Moving forward

West Virginia needs to overcome the “We’re last and proud” syndrome as it tries to become a greater economic power in the nation.

That’s the word from E. Gordon Gee, president of West Virginia University, who discussed the West Virginia Forward initiative with reporters during Academic Media Day on June 11.

West Virginia Forward attempts to tie together all facets of the state from education to business to government to culture and the work force to help the state prosper.

Gee said West Virginia has been surpassed by California as the nation’s worst place to do business. That should be cause for some joy, but often such news is greeted with dark humor.

Gee says that has to stop.

He calls it “negative elitism,” and it’s the sort of perverse pride that rises from being in the worst place for so long that one becomes proud of being there.
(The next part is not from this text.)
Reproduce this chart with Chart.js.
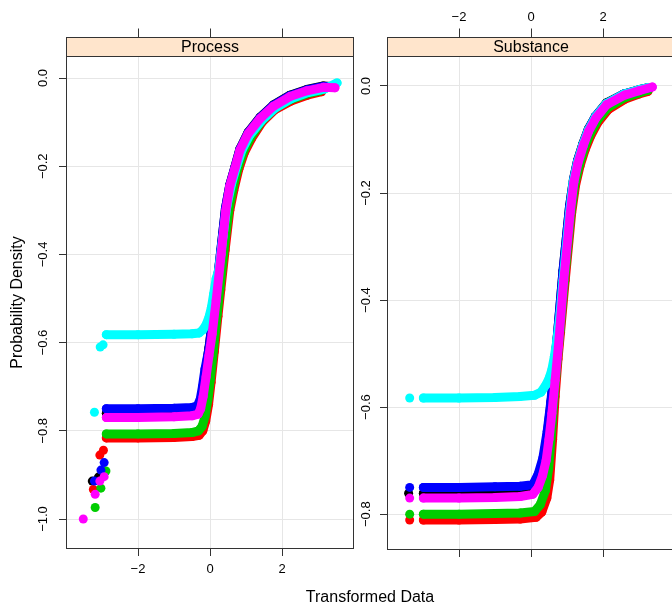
<!DOCTYPE html>
<html>
<head>
<meta charset="utf-8">
<script src="https://cdn.jsdelivr.net/npm/chart.js@4.4.1/dist/chart.umd.min.js"></script>
<style>
html, body { margin: 0; padding: 0; background: #fff; overflow: hidden; }
#wrap { position: relative; width: 672px; height: 604px; overflow: hidden; font-family: "Liberation Sans", Arial, sans-serif; }
canvas { position: absolute; top: 0; }
#xTitle { position: absolute; left: 270px; width: 200px; top: 587px; text-align: center; font-size: 16px; line-height: 19px; color: #000; }
</style>
</head>
<body>
<div id="wrap">
  <canvas id="procChart" width="360" height="604" style="left:0"></canvas>
  <canvas id="subsChart" width="340" height="604" style="left:350px"></canvas>
  <div id="xTitle">Transformed Data</div>
</div>
<script>
// panels and ticks
const panelNames = ["Process", "Substance"];
const xTicks = [-2, 0, 2];
const procYTicks = [-1.0, -0.8, -0.6, -0.4, -0.2, 0];
const subsYTicks = [-0.8, -0.6, -0.4, -0.2, 0];

// R palette order: black, red, green3, blue, cyan, magenta
const seriesColors = ["#000000", "#ff0000", "#00cd00", "#0000ff", "#00ffff", "#ff00ff"];

// Process panel, [x, y]
const procBlack = [[-2.88,-0.760],[-2.0,-0.760],[-1.0,-0.759],[-0.5,-0.757],[-0.34,-0.752],[-0.26,-0.738],[-0.20,-0.710],[-0.13,-0.668],[-0.03,-0.612],[0.05,-0.562],[0.16,-0.492],[0.30,-0.392],[0.43,-0.296],[0.55,-0.242],[0.69,-0.202],[0.83,-0.161],[1.06,-0.123],[1.39,-0.089],[1.76,-0.061],[2.22,-0.039],[2.69,-0.026],[3.15,-0.018],[3.35,-0.019]];
const procRed = [[-2.88,-0.816],[-2.0,-0.816],[-1.0,-0.815],[-0.5,-0.813],[-0.30,-0.810],[-0.20,-0.800],[-0.12,-0.778],[-0.04,-0.740],[0.03,-0.690],[0.12,-0.620],[0.22,-0.540],[0.30,-0.480],[0.42,-0.390],[0.55,-0.300],[0.66,-0.255],[0.80,-0.207],[0.95,-0.170],[1.15,-0.138],[1.45,-0.100],[1.80,-0.072],[2.25,-0.052],[2.70,-0.039],[3.10,-0.031]];
const procGreen = [[-2.88,-0.807],[-2.0,-0.807],[-1.0,-0.806],[-0.5,-0.804],[-0.32,-0.800],[-0.22,-0.790],[-0.14,-0.768],[-0.06,-0.730],[0.01,-0.683],[0.10,-0.615],[0.20,-0.535],[0.28,-0.475],[0.40,-0.385],[0.53,-0.296],[0.64,-0.250],[0.78,-0.203],[0.93,-0.167],[1.13,-0.135],[1.43,-0.098],[1.78,-0.070],[2.23,-0.049],[2.68,-0.036],[3.05,-0.029]];
const procBlue = [[-2.88,-0.750],[-2.0,-0.750],[-1.0,-0.749],[-0.5,-0.747],[-0.35,-0.743],[-0.27,-0.728],[-0.21,-0.700],[-0.14,-0.660],[-0.02,-0.610],[0.05,-0.560],[0.16,-0.490],[0.30,-0.390],[0.43,-0.295],[0.55,-0.243],[0.69,-0.203],[0.83,-0.162],[1.06,-0.124],[1.39,-0.090],[1.76,-0.062],[2.22,-0.040],[2.69,-0.027],[3.15,-0.019],[3.40,-0.019]];
const procCyan = [[-2.88,-0.582],[-2.0,-0.582],[-1.0,-0.581],[-0.5,-0.580],[-0.30,-0.578],[-0.20,-0.571],[-0.10,-0.558],[-0.02,-0.540],[0.04,-0.520],[0.10,-0.490],[0.17,-0.455],[0.24,-0.436],[0.36,-0.360],[0.47,-0.290],[0.60,-0.240],[0.74,-0.200],[0.89,-0.163],[1.10,-0.130],[1.43,-0.097],[1.80,-0.069],[2.25,-0.047],[2.72,-0.033],[3.18,-0.025],[3.53,-0.011]];
const procMagenta = [[-2.88,-0.770],[-2.0,-0.770],[-1.0,-0.768],[-0.5,-0.766],[-0.33,-0.762],[-0.26,-0.750],[-0.19,-0.722],[-0.11,-0.678],[-0.03,-0.630],[0.06,-0.580],[0.17,-0.505],[0.31,-0.400],[0.44,-0.300],[0.55,-0.245],[0.69,-0.205],[0.83,-0.164],[1.06,-0.126],[1.39,-0.092],[1.76,-0.064],[2.22,-0.042],[2.69,-0.029],[3.15,-0.021],[3.47,-0.022]];

// Process panel, loose points at the far left
const procBlackTail = [[-3.27,-0.914],[-3.10,-0.905]];
const procRedTail = [[-2.96,-0.844],[-3.06,-0.855],[-3.24,-0.933]];
const procGreenTail = [[-2.89,-0.891],[-3.03,-0.930],[-3.19,-0.974]];
const procBlueTail = [[-2.94,-0.872],[-3.03,-0.889],[-3.21,-0.914]];
const procCyanTail = [[-3.05,-0.610],[-2.97,-0.605],[-3.21,-0.758]];
const procMagentaTail = [[-2.94,-0.904],[-3.06,-0.914],[-3.19,-0.944],[-3.52,-1.0]];

// Substance panel
const subsBlack = [[-2.99,-0.761],[-2.0,-0.761],[-1.0,-0.760],[-0.3,-0.759],[0.05,-0.756],[0.20,-0.737],[0.33,-0.705],[0.45,-0.652],[0.55,-0.595],[0.64,-0.533],[0.74,-0.462],[0.89,-0.345],[1.07,-0.225],[1.18,-0.174],[1.29,-0.140],[1.44,-0.108],[1.59,-0.081],[1.79,-0.057],[2.09,-0.032],[2.58,-0.015],[3.00,-0.007],[3.25,-0.003]];
const subsRed = [[-2.99,-0.811],[-2.0,-0.811],[-1.0,-0.810],[-0.3,-0.809],[0.14,-0.806],[0.30,-0.796],[0.44,-0.770],[0.52,-0.736],[0.60,-0.660],[0.67,-0.580],[0.75,-0.510],[0.82,-0.460],[0.95,-0.363],[1.13,-0.237],[1.24,-0.185],[1.36,-0.150],[1.50,-0.120],[1.66,-0.093],[1.86,-0.068],[2.15,-0.044],[2.60,-0.025],[3.00,-0.015],[3.25,-0.010]];
const subsGreen = [[-2.99,-0.800],[-2.0,-0.800],[-1.0,-0.799],[-0.3,-0.798],[0.10,-0.795],[0.26,-0.782],[0.40,-0.756],[0.49,-0.715],[0.57,-0.650],[0.65,-0.575],[0.74,-0.505],[0.81,-0.455],[0.93,-0.363],[1.11,-0.237],[1.22,-0.183],[1.34,-0.148],[1.48,-0.117],[1.64,-0.090],[1.84,-0.065],[2.13,-0.041],[2.60,-0.022],[3.00,-0.013],[3.25,-0.008]];
const subsBlue = [[-2.99,-0.750],[-2.0,-0.750],[-1.0,-0.749],[-0.3,-0.748],[0.05,-0.745],[0.20,-0.725],[0.33,-0.695],[0.45,-0.645],[0.55,-0.590],[0.64,-0.530],[0.74,-0.460],[0.89,-0.345],[1.07,-0.226],[1.18,-0.175],[1.29,-0.141],[1.44,-0.109],[1.59,-0.082],[1.79,-0.057],[2.09,-0.033],[2.58,-0.015],[3.00,-0.007],[3.30,-0.003]];
const subsCyan = [[-2.99,-0.583],[-2.0,-0.583],[-1.0,-0.582],[-0.3,-0.580],[0.10,-0.578],[0.28,-0.572],[0.42,-0.558],[0.51,-0.545],[0.58,-0.530],[0.65,-0.505],[0.72,-0.475],[0.81,-0.424],[0.89,-0.363],[1.07,-0.237],[1.17,-0.180],[1.29,-0.143],[1.44,-0.110],[1.59,-0.083],[1.79,-0.058],[2.09,-0.033],[2.59,-0.015],[3.00,-0.007],[3.25,-0.003]];
const subsMagenta = [[-2.99,-0.770],[-2.0,-0.770],[-1.0,-0.769],[-0.3,-0.767],[0.05,-0.763],[0.20,-0.750],[0.32,-0.728],[0.42,-0.700],[0.50,-0.660],[0.58,-0.612],[0.67,-0.550],[0.76,-0.487],[0.91,-0.363],[1.09,-0.237],[1.19,-0.180],[1.30,-0.145],[1.45,-0.112],[1.60,-0.085],[1.80,-0.060],[2.10,-0.035],[2.60,-0.017],[3.00,-0.009],[3.37,-0.002]];

const subsBlackTail = [[-3.40,-0.761]];
const subsRedTail = [[-3.37,-0.811]];
const subsGreenTail = [[-3.37,-0.800]];
const subsBlueTail = [[-3.37,-0.750]];
const subsCyanTail = [[-3.37,-0.583]];
const subsMagentaTail = [[-3.37,-0.770]];

const procSeries = [procBlack, procRed, procGreen, procBlue, procCyan, procMagenta];
const procTails = [procBlackTail, procRedTail, procGreenTail, procBlueTail, procCyanTail, procMagentaTail];
const subsSeries = [subsBlack, subsRed, subsGreen, subsBlue, subsCyan, subsMagenta];
const subsTails = [subsBlackTail, subsRedTail, subsGreenTail, subsBlueTail, subsCyanTail, subsMagentaTail];

const frameColor = "#333333";
const gridColor = "#e6e6e6";
const stripColor = "#ffe5cc";
const textColor = "#000000";
const fontFamily = '"Liberation Sans", Arial, sans-serif';

Chart.defaults.font.family = fontFamily;

function toXY(pairs) {
    return pairs.map(p => ({ x: p[0], y: p[1] }));
}

function fmtX(v) {
    if (v === 0) return "0";
    return v < 0 ? "\u2212" + Math.abs(v) : String(v);
}

function fmtY(v) {
    if (Math.abs(v) < 1e-9) return "0.0";
    return "\u2212" + Math.abs(v).toFixed(1);
}

function buildDatasets(series, tails) {
    const sets = [];
    series.forEach((pts, i) => {
        const col = seriesColors[i];
        sets.push({
            data: toXY(pts), showLine: true,
            borderColor: col, backgroundColor: col, borderWidth: 9,
            borderCapStyle: "round", borderJoinStyle: "round",
            pointRadius: 4.5, pointBorderWidth: 0, pointHoverRadius: 0,
            order: 10 - i
        });
        sets.push({
            data: toXY(tails[i]), showLine: false,
            borderColor: col, backgroundColor: col,
            pointRadius: 4.5, pointBorderWidth: 0, pointHoverRadius: 0,
            order: 10 - i
        });
    });
    return sets;
}

// strip, frame and top tick marks of a lattice panel
const panelFrame = {
    id: "panelFrame",
    afterDraw(chart, args, opts) {
        const { ctx, chartArea: a } = chart;
        const xs = chart.scales.x;
        const l = Math.round(a.left) + 0.5, r = Math.round(a.right) - 0.5;
        const t = Math.round(a.top) + 0.5, b = Math.round(a.bottom) - 0.5;
        const st = t - 19;
        ctx.save();
        ctx.lineWidth = 1;
        ctx.strokeStyle = frameColor;
        ctx.fillStyle = stripColor;
        ctx.fillRect(l, st, r - l, t - st);
        ctx.strokeRect(l, st, r - l, t - st);
        ctx.strokeRect(l, t, r - l, b - t);
        ctx.beginPath();
        xs.ticks.forEach(tk => {
            const px = Math.round(xs.getPixelForValue(tk.value)) + 0.5;
            ctx.moveTo(px, st);
            ctx.lineTo(px, st - 9);
        });
        ctx.stroke();
        ctx.fillStyle = textColor;
        ctx.textAlign = "center";
        ctx.textBaseline = "middle";
        ctx.font = "16px " + fontFamily;
        ctx.fillText(opts.title, (l + r) / 2, (st + t) / 2 + 1);
        if (opts.topLabels) {
            ctx.font = "13px " + fontFamily;
            xs.ticks.forEach(tk => {
                ctx.fillText(fmtX(tk.value), xs.getPixelForValue(tk.value), st - 20.5);
            });
        }
        ctx.restore();
    }
};

function makePanel(canvasId, cfg) {
    const ctx = document.getElementById(canvasId).getContext("2d");
    return new Chart(ctx, {
        type: "scatter",
        data: { datasets: buildDatasets(cfg.series, cfg.tails) },
        options: {
            responsive: false,
            animation: false,
            events: [],
            layout: { padding: { top: 56, right: cfg.padRight, left: 0, bottom: 0 } },
            plugins: {
                legend: { display: false },
                tooltip: { enabled: false },
                panelFrame: { title: cfg.title, topLabels: cfg.topLabels }
            },
            scales: {
                x: {
                    type: "linear", min: -4, max: 4,
                    afterBuildTicks: s => { s.ticks = xTicks.map(v => ({ value: v })); },
                    afterFit: s => { s.height = cfg.xHeight; },
                    grid: { color: gridColor, tickColor: frameColor, tickLength: 7 },
                    border: { display: false },
                    ticks: {
                        display: cfg.bottomLabels, color: textColor, font: { size: 13 },
                        padding: 6, maxRotation: 0, autoSkip: false, callback: v => fmtX(v)
                    }
                },
                y: {
                    type: "linear", min: cfg.yMin, max: cfg.yMax,
                    afterBuildTicks: s => { s.ticks = cfg.yTicks.map(v => ({ value: v })); },
                    afterFit: s => { s.width = cfg.yWidth; },
                    grid: { color: gridColor, tickColor: frameColor, tickLength: 7 },
                    border: { display: false },
                    ticks: {
                        color: textColor, font: { size: 13 }, minRotation: 90, maxRotation: 90,
                        crossAlign: "center", padding: cfg.yPad, autoSkip: false, callback: v => fmtY(v)
                    },
                    title: {
                        display: !!cfg.yTitle, text: cfg.yTitle || "", color: textColor,
                        font: { size: 16 }, padding: { top: 8, bottom: 0 }
                    }
                }
            }
        },
        plugins: [panelFrame]
    });
}

makePanel("procChart", {
    title: panelNames[0], series: procSeries, tails: procTails, yTicks: procYTicks,
    yMin: -1.068, yMax: 0.05, yWidth: 66, yPad: 3, padRight: 6, xHeight: 55,
    bottomLabels: true, topLabels: false, yTitle: "Probability Density"
});

makePanel("subsChart", {
    title: panelNames[1], series: subsSeries, tails: subsTails, yTicks: subsYTicks,
    yMin: -0.867, yMax: 0.056, yWidth: 37, yPad: 1, padRight: 15, xHeight: 54,
    bottomLabels: false, topLabels: true, yTitle: ""
});
</script>
</body>
</html>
Gee noted the state has 20,000 jobs available and there are not enough people to fill them, because of inadequate training for the positions.

That means the state has work to do, led by WVU and Marshall University right down to local schools, to be sure the workers are available when the jobs are. It means anticipating the future instead of waiting for the future.

Of course, it takes time to change a culture, and Gee admits it will take time for the results of West Virginia Forward to be known.

He said a setback in dealing with the state for legislation was felt in the bitter teachers’ strike earlier this year.

Still, West Virginia Forward is about focusing on the state’s assets, such as what the Boy Scouts of America saw when they picked a site in southern West Virginia for its national reserve. It’s a beautiful state with hardworking people, energy resources and a great location, for instance.

Gee says it could be five more years before change begins to take hold.

Meanwhile, look for those signs of improvement and be proud of those as they happen.